Non-invasive identification of calendar and cyclic ageing mechanisms for lithium-titanate-oxide batteries

Abstract Lithium-titanate-oxide (LTO) batteries are one of the most promising technologies for various types of future applications in electric mobility, stationary storage systems and hybrid applications with high-power demands due to their long cyclic stability and superior safety. This paper investigates the cyclic and calendar ageing of 43 same-typed LTO cells considering 16 different operation conditions under variation of state of charge (SOC), temperature, depth of discharge, cycle SOC range and current rate. The ageing results are presented and the relative shift in incremental capacity is analysed in order to detect degradation mechanisms, separate the influence of degradation enhancing parameters and attribute them to their origin source. Our results show that the cells exhibit a two-stage ageing mechanism with stagewise increasing degradation gradient.

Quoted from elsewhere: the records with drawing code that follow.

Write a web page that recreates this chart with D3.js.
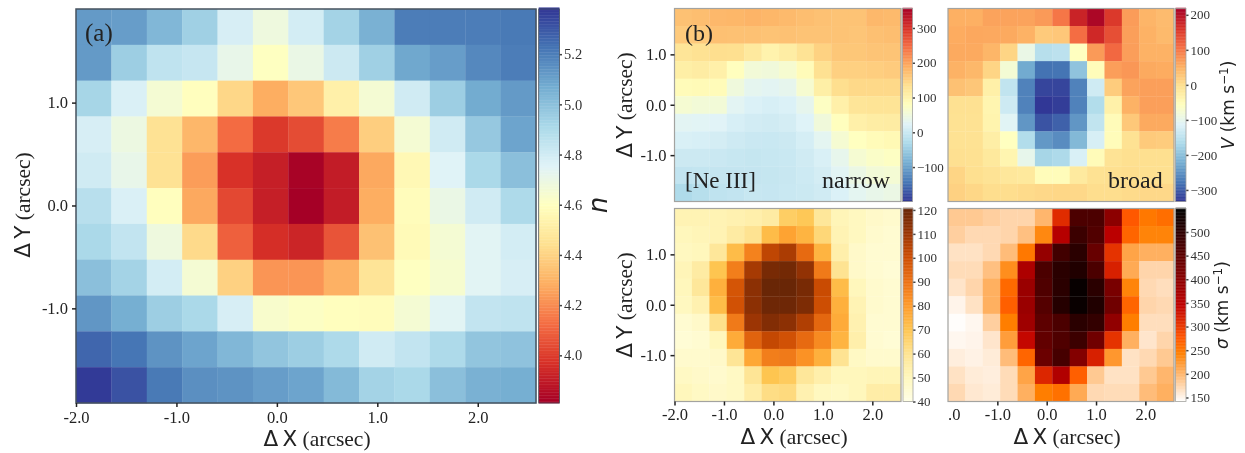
<!DOCTYPE html>
<html>
<head>
<meta charset="utf-8">
<title>[Ne III] maps</title>
<script src="https://cdn.jsdelivr.net/npm/d3@7"></script>
<style>
  body { margin: 0; background: #fff; }
  svg { display: block; filter: blur(0.45px); }
  text { font-family: "Liberation Serif", serif; fill: #222; }
  .sans { font-family: "DejaVu Sans", sans-serif; }
  .cb-tick { fill: #333; }
</style>
</head>
<body>
<svg id="chart" width="1245" height="453"></svg>
<script>
// values, top row first, 13 spaxels per row
const nValues = [
  [5.12, 5.11, 5.03, 4.94, 4.78, 4.68, 4.79, 4.93, 5.05, 5.20, 5.20, 5.20, 5.21],
  [5.12, 4.95, 4.85, 4.83, 4.71, 4.60, 4.70, 4.81, 4.94, 5.08, 5.11, 5.17, 5.20],
  [4.92, 4.77, 4.65, 4.59, 4.41, 4.28, 4.36, 4.52, 4.65, 4.80, 4.95, 5.07, 5.12],
  [4.78, 4.69, 4.45, 4.31, 4.12, 3.99, 4.04, 4.16, 4.38, 4.65, 4.80, 4.97, 5.09],
  [4.80, 4.71, 4.45, 4.24, 3.97, 3.91, 3.82, 3.90, 4.27, 4.56, 4.75, 4.91, 5.00],
  [4.87, 4.77, 4.59, 4.27, 4.03, 3.91, 3.81, 3.90, 4.28, 4.58, 4.70, 4.80, 4.90],
  [4.91, 4.84, 4.68, 4.42, 4.09, 3.96, 3.93, 4.06, 4.34, 4.57, 4.65, 4.74, 4.79],
  [5.00, 4.93, 4.79, 4.65, 4.39, 4.22, 4.22, 4.29, 4.46, 4.60, 4.64, 4.74, 4.78],
  [5.13, 5.06, 4.95, 4.91, 4.78, 4.63, 4.61, 4.59, 4.58, 4.65, 4.74, 4.84, 4.85],
  [5.26, 5.22, 5.14, 5.09, 5.03, 4.98, 4.95, 4.90, 4.80, 4.84, 4.90, 4.98, 4.99],
  [5.37, 5.31, 5.21, 5.15, 5.14, 5.11, 5.09, 5.02, 4.93, 4.91, 5.00, 5.05, 5.06]
];
const vNarrow = [
  [168, 172, 178, 180, 183, 180, 176, 172, 168, 166, 166, 178, 176],
  [158, 158, 170, 168, 168, 166, 168, 166, 166, 166, 164, 170, 172],
  [125, 130, 135, 134, 118, 100, 110, 128, 150, 162, 162, 165, 165],
  [108, 112, 105, 80, 55, 52, 62, 85, 132, 152, 152, 154, 157],
  [85, 88, 85, 50, 32, 28, 34, 62, 108, 135, 142, 142, 142],
  [60, 55, 55, 28, 18, 14, 18, 34, 75, 105, 125, 127, 127],
  [28, 26, 24, 14, 8, 6, 10, 22, 52, 80, 105, 110, 112],
  [16, 14, 10, 4, 0, -1, 2, 12, 30, 60, 78, 85, 90],
  [2, 2, 0, -3, -5, -3, -1, 6, 16, 35, 60, 70, 75],
  [-8, -7, -6, -6, -6, -5, -2, 3, 10, 27, 42, 55, 58],
  [-28, -20, -12, -8, -3, -4, -1, 1, 6, 18, 30, 38, 42]
];
const vBroad = [
  [50, 50, 62, 62, 62, 70, 100, 178, 210, 155, 68, 45, 38],
  [54, 58, 57, 56, 48, 22, 25, 108, 172, 135, 65, 48, 40],
  [56, 56, 44, 10, -95, -155, -150, -58, 70, 112, 66, 48, 48],
  [48, 42, 10, -78, -225, -280, -278, -195, -52, 66, 72, 56, 54],
  [32, 26, -30, -145, -265, -320, -320, -265, -130, 20, 62, 65, 65],
  [-5, -5, -40, -132, -265, -332, -327, -265, -160, -32, 48, 65, 65],
  [-6, -6, -38, -110, -245, -308, -295, -245, -145, -50, 24, 56, 56],
  [-6, -6, -28, -58, -160, -243, -255, -208, -122, -52, -6, 22, 20],
  [-3, -5, -18, -40, -100, -172, -165, -120, -50, -8, -2, -2, -2],
  [10, -2, -8, -15, -18, -52, -52, -20, -6, -2, 0, -2, -2],
  [14, 8, 0, 0, 3, 6, 8, 6, 0, 0, 3, 6, 6]
];
const sigmaNarrow = [
  [52, 52, 52, 53, 54, 56, 67, 69, 58, 51, 49, 47, 46],
  [50, 51, 52, 56, 60, 72, 78, 74, 64, 52, 49, 46, 45],
  [49, 50, 58, 72, 86, 103, 107, 92, 74, 54, 47, 45, 45],
  [51, 56, 70, 87, 108, 117, 118, 112, 88, 60, 47, 45, 44],
  [50, 58, 75, 98, 113, 120, 120, 117, 101, 72, 50, 46, 45],
  [49, 53, 72, 99, 113, 119, 119, 116, 100, 75, 52, 46, 45],
  [45, 47, 61, 88, 110, 115, 113, 106, 93, 76, 53, 45, 45],
  [44, 45, 50, 76, 94, 102, 99, 92, 84, 74, 54, 45, 44],
  [46, 46, 47, 59, 77, 87, 88, 82, 75, 60, 48, 46, 46],
  [48, 47, 46, 48, 59, 70, 68, 58, 54, 50, 50, 51, 51],
  [50, 48, 47, 48, 55, 62, 63, 53, 49, 48, 50, 55, 55]
];
const sigmaBroad = [
  [185, 185, 180, 175, 175, 200, 310, 468, 468, 400, 275, 250, 258],
  [180, 172, 172, 175, 192, 237, 355, 487, 463, 350, 265, 240, 240],
  [165, 165, 172, 195, 250, 390, 480, 505, 440, 305, 215, 205, 205],
  [170, 170, 192, 232, 365, 470, 505, 515, 470, 320, 210, 175, 175],
  [163, 175, 205, 262, 385, 465, 505, 542, 505, 420, 240, 172, 168],
  [150, 165, 205, 270, 385, 460, 510, 540, 515, 430, 265, 175, 172],
  [143, 148, 180, 245, 380, 450, 470, 505, 495, 395, 245, 168, 168],
  [148, 150, 162, 220, 340, 445, 465, 485, 430, 305, 205, 162, 175],
  [155, 152, 157, 195, 265, 435, 475, 410, 320, 225, 165, 172, 185],
  [165, 157, 155, 170, 215, 315, 360, 270, 185, 165, 165, 185, 200],
  [172, 160, 157, 170, 205, 245, 255, 210, 172, 170, 170, 195, 205]
];

const xTicks = [-2, -1, 0, 1, 2];
const yTicks = [1, 0, -1];
const xTicksBroad = [-1, 0, 1, 2];
const nTicks = [4.0, 4.2, 4.4, 4.6, 4.8, 5.0, 5.2];
const vNarrowTicks = [-100, 0, 100, 200, 300];
const vBroadTicks = [-300, -200, -100, 0, 100, 200];
const sigmaNarrowTicks = [40, 50, 60, 70, 80, 90, 100, 110, 120];
const sigmaBroadTicks = [150, 200, 250, 300, 350, 400, 450, 500];

const svg = d3.select('#chart');

// matplotlib's RdYlBu is plain linear between the 11 brewer colours, d3's own interpolator is a spline
const rdYlBu = d3.piecewise(d3.interpolateRgb, d3.schemeRdYlBu[11]);
const rdYlBuR = t => rdYlBu(1 - t);
const ylOrBr = d3.piecewise(d3.interpolateRgb, d3.schemeYlOrBr[9]);
// gist_heat_r
const gistHeatR = d3.scaleLinear()
  .domain([0, 0.25, 1 / 3, 0.5, 1])
  .range(['#ffffff', '#ff8000', '#ff5500', '#bf0000', '#000000'])
  .interpolate(d3.interpolateRgb);

// the arcsec ticks use a plain hyphen, the colour bars a real minus
const hyphen = d => d.toFixed(1);
const minus = d => d3.format('d')(d).replace('-', '\u2212');

function drawPanel(p) {
  const g = svg.append('g');
  const x = d3.scaleLinear().domain([-2, 2.58]).range([p.x0, p.x1]);
  const y = d3.scaleLinear().domain([-1.92, 1.91]).range([p.y1, p.y0]);
  const col = d3.scaleBand().domain(d3.range(13)).range([p.x0, p.x1]);
  const row = d3.scaleBand().domain(d3.range(11)).range([p.y0, p.y1]);
  const color = d3.scaleSequential(p.cmap).domain(p.domain);

  g.selectAll('g.row').data(p.data).join('g')
    .selectAll('rect')
    .data((d, i) => d.map((v, j) => ({ v, i, j })))
    .join('rect')
    .attr('x', d => col(d.j))
    .attr('y', d => row(d.i))
    .attr('width', col.bandwidth() + 0.3)
    .attr('height', row.bandwidth() + 0.3)
    .attr('fill', d => color(d.v));

  g.append('rect')
    .attr('x', p.x0).attr('y', p.y0)
    .attr('width', p.x1 - p.x0).attr('height', p.y1 - p.y0)
    .attr('fill', 'none').attr('stroke', p.frame).attr('stroke-width', p.frameW);

  if (p.xAxis) {
    const ax = g.append('g').attr('transform', `translate(0,${p.y1})`)
      .call(d3.axisBottom(x).tickValues(p.xAxis).tickFormat(hyphen).tickSize(4).tickPadding(p.xPad));
    styleAxis(ax, p.tickFont, '#222');
  }
  if (p.yAxis) {
    const ay = g.append('g').attr('transform', `translate(${p.x0},0)`)
      .call(d3.axisLeft(y).tickValues(p.yAxis).tickFormat(hyphen).tickSize(4).tickPadding(4));
    styleAxis(ay, p.tickFont, '#222');
  }

  // colour bar, 256 levels like matplotlib
  const cb = d3.scaleLinear().domain(p.domain).range([p.y1, p.y0]);
  const levels = d3.range(256).map(i => p.domain[0] + (p.domain[1] - p.domain[0]) * i / 255);
  const h = (p.y1 - p.y0) / 256;
  g.append('g').selectAll('rect').data(levels).join('rect')
    .attr('x', p.cbx0)
    .attr('width', p.cbx1 - p.cbx0)
    .attr('y', d => cb(d) - h)
    .attr('height', h + 0.4)
    .attr('fill', d => color(d));
  const ac = g.append('g').attr('transform', `translate(${p.cbx1},0)`)
    .call(d3.axisRight(cb).tickValues(p.cbTicks).tickFormat(p.cbFormat).tickSize(2.5).tickPadding(2));
  styleAxis(ac, p.cbFont, '#444');
  ac.selectAll('text').attr('class', 'cb-tick');
  g.append('rect')
    .attr('x', p.cbx0).attr('y', p.y0)
    .attr('width', p.cbx1 - p.cbx0).attr('height', p.y1 - p.y0)
    .attr('fill', 'none').attr('stroke', p.frame).attr('stroke-width', 0.8);
  return { x, g };
}

function styleAxis(sel, size, tickColor) {
  sel.select('.domain').remove();
  sel.selectAll('.tick line').attr('stroke', tickColor).attr('stroke-width', 1.5);
  sel.selectAll('text').style('font-family', '"Liberation Serif", serif').style('font-size', `${size}px`).attr('fill', '#222');
}

// "Δ X (arcsec)" label, Δ and the letter come out in the math font, the unit in Times
function posLabel(x, y, letter, rotate) {
  const t = svg.append('text')
    .attr('text-anchor', 'middle')
    .attr('transform', `translate(${x},${y})${rotate ? ' rotate(-90)' : ''}`)
    .style('font-size', '21.5px');
  t.append('tspan').attr('class', 'sans').text(`\u0394\u2009${letter}`);
  t.append('tspan').text(' (arcsec)');
}

function cbLabel(x, y, symbol) {
  const t = svg.append('text').attr('class', 'sans')
    .attr('text-anchor', 'middle')
    .attr('transform', `translate(${x},${y}) rotate(-90)`)
    .style('font-size', '17px');
  t.append('tspan').style('font-style', 'italic').text(symbol);
  t.append('tspan').text(' (km s');
  t.append('tspan').attr('dy', -6).style('font-size', '12px').text('\u22121');
  t.append('tspan').attr('dy', 6).text(')');
}

function note(x, y, s, size = 24) {
  svg.append('text').attr('x', x).attr('y', y).style('font-size', `${size}px`).text(s);
}

drawPanel({
  data: nValues, cmap: rdYlBu, domain: [3.81, 5.38],
  x0: 76, x1: 536, y0: 9, y1: 403,
  cbx0: 538.7, cbx1: 559.5,
  xAxis: xTicks, yAxis: yTicks, cbTicks: nTicks, cbFormat: hyphen,
  tickFont: 16.5, cbFont: 14.5, xPad: 4, frame: '#46525e', frameW: 1.5
});
drawPanel({
  data: vNarrow, cmap: rdYlBuR, domain: [-199, 356],
  x0: 674.5, x1: 901, y0: 8.5, y1: 201.5,
  cbx0: 902.5, cbx1: 912.5,
  yAxis: yTicks, cbTicks: vNarrowTicks, cbFormat: minus,
  tickFont: 16.5, cbFont: 13, xPad: 3, frame: '#a3a3a0', frameW: 1.2
});
drawPanel({
  data: vBroad, cmap: rdYlBuR, domain: [-333, 218],
  x0: 948, x1: 1174, y0: 8.5, y1: 201.5,
  cbx0: 1175.5, cbx1: 1186,
  cbTicks: vBroadTicks, cbFormat: minus,
  tickFont: 16.5, cbFont: 13, xPad: 3, frame: '#a3a3a0', frameW: 1.2
});
drawPanel({
  data: sigmaNarrow, cmap: ylOrBr, domain: [40, 120.6],
  x0: 674.5, x1: 901, y0: 208.5, y1: 401.5,
  cbx0: 903, cbx1: 913,
  xAxis: xTicks, yAxis: yTicks, cbTicks: sigmaNarrowTicks, cbFormat: d3.format('d'),
  tickFont: 16.5, cbFont: 13, xPad: 3, frame: '#a3a3a0', frameW: 1.2
});
drawPanel({
  data: sigmaBroad, cmap: gistHeatR, domain: [141.5, 549.6],
  x0: 948, x1: 1174, y0: 208.5, y1: 401.5,
  cbx0: 1175.5, cbx1: 1186,
  xAxis: xTicksBroad, cbTicks: sigmaBroadTicks, cbFormat: d3.format('d'),
  tickFont: 16.5, cbFont: 13, xPad: 3, frame: '#a3a3a0', frameW: 1.2
});
// the -2.0 label of this panel is cut by the panel on its left, only ".0" is left
note(948, 420, '.0', 16.5);

posLabel(317, 446, 'X', false);
posLabel(794, 444, 'X', false);
posLabel(1067, 444, 'X', false);
posLabel(30, 205, 'Y', true);
posLabel(632, 105, 'Y', true);
posLabel(632, 305, 'Y', true);

svg.append('text').attr('class', 'sans')
  .attr('text-anchor', 'middle')
  .attr('transform', 'translate(607,205) rotate(-90)')
  .style('font-size', '26px').style('font-style', 'italic').text('n');
cbLabel(1234, 105, 'V');
cbLabel(1228, 305, '\u03c3');

note(85, 41, '(a)', 25);
note(685, 41, '(b)', 24);
note(685, 188, '[Ne III]', 23);
note(822, 188, 'narrow', 24);
note(1108, 188, 'broad', 24);
</script>
</body>
</html>
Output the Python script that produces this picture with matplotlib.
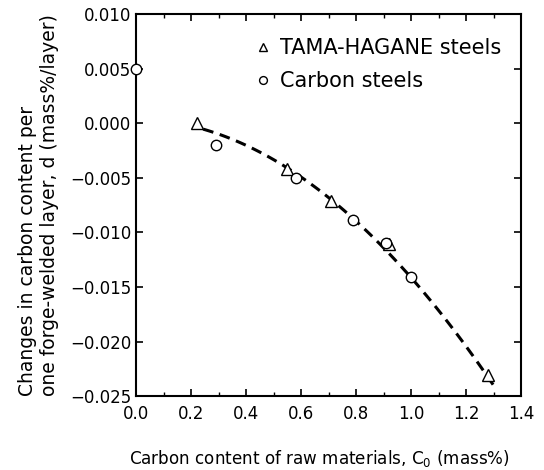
import numpy as np
import matplotlib.pyplot as plt
from matplotlib.ticker import MultipleLocator, FuncFormatter

plt.rcParams['font.family'] = ['DejaVu Sans']

# TAMA-HAGANE steels
tama_c = [0.22, 0.55, 0.71, 0.92, 1.28]
tama_d = [0.0000, -0.0042, -0.0071, -0.0111, -0.0231]

# Carbon steels
carb_c = [0.00, 0.29, 0.58, 0.79, 0.91, 1.00]
carb_d = [0.0050, -0.0020, -0.0050, -0.0089, -0.0110, -0.0141]

# points
curve_c = [0.244, 0.404, 0.545, 0.709, 0.796, 0.909, 0.993, 1.298]
curve_d = [-0.0004, -0.0022, -0.0041, -0.0071, -0.0089, -0.0112, -0.0141, -0.0240]

fig = plt.figure(figsize=(5.44, 4.70), dpi=100)
ax = fig.add_axes([0.25, 0.157, 0.708, 0.813])

# smooth quadratic through the curve points
coef = np.polyfit(curve_c, curve_d, 2)
xf = np.linspace(curve_c[0], curve_c[-1], 100)
ax.plot(xf, np.polyval(coef, xf), color='black', lw=2.2, ls=(0, (3.5, 2.2)), zorder=1)

ax.plot(tama_c, tama_d, ls='none', marker='^', ms=8, mfc='white', mec='black',
        mew=1.0, label='TAMA-HAGANE steels', zorder=3)
ax.plot(carb_c, carb_d, ls='none', marker='o', ms=7.5, mfc='white', mec='black',
        mew=1.0, label='Carbon steels', zorder=3, clip_on=False)

ax.set_xlim(0, 1.4)
ax.set_ylim(-0.025, 0.010)
ax.xaxis.set_major_locator(MultipleLocator(0.2))
ax.xaxis.set_minor_locator(MultipleLocator(0.1))
ax.yaxis.set_major_locator(MultipleLocator(0.005))


def yfmt(v, p):
    s = f'{abs(v):.3f}'
    return '\u2212' + s if v < -1e-9 else s


ax.yaxis.set_major_formatter(FuncFormatter(yfmt))
ax.xaxis.set_major_formatter(FuncFormatter(lambda v, p: f'{v:.1f}'))

ax.tick_params(which='both', direction='in', top=True, right=True, labelsize=12)
ax.tick_params(which='major', length=5, width=1.2)
ax.tick_params(which='minor', length=3, width=1.0)
ax.tick_params(axis='x', pad=6)
for s in ax.spines.values():
    s.set_linewidth(1.5)

ax.set_xlabel('Carbon content of raw materials, C$_0$ (mass%)', fontsize=12.1)
ax.xaxis.set_label_coords(0.475, -0.135)
ax.set_ylabel('Changes in carbon content per\none forge-welded layer, d (mass%/layer)',
              fontsize=13.5, labelpad=8, linespacing=1.2)
ax.yaxis.label.set_multialignment('left')

ax.legend(loc='upper left', bbox_to_anchor=(0.255, 0.987), frameon=False, fontsize=15,
          handletextpad=0.3, markerscale=0.75, handlelength=1.0, labelspacing=0.65)

fig.savefig('out.png', dpi=100)
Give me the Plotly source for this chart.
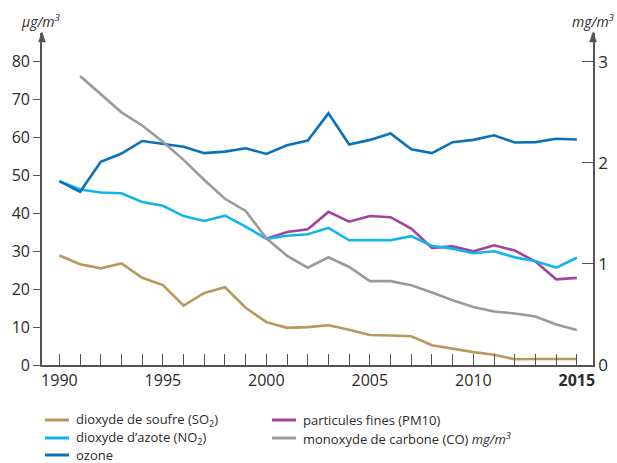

In the first ageing stage the anode is limiting the amount of extractable capacity while the capacity fade mainly results from cathode degradation. After a certain level of degradation is reached the cathode starts limiting the amount of extractable capacity, initiating the second ageing stage with stronger occurring capacity fading gradient. A capacity gain of up to 2.42% becomes visible for cells operated and stored in a range below 50% SOC. For these cells an extended three-stage ageing mechanism is shown to be more applicable. The degradation behaviour is then estimated using a machine learning approach based on a recurrent neural network with long short-term memory, for which the presented incremental capacity data is used as training input.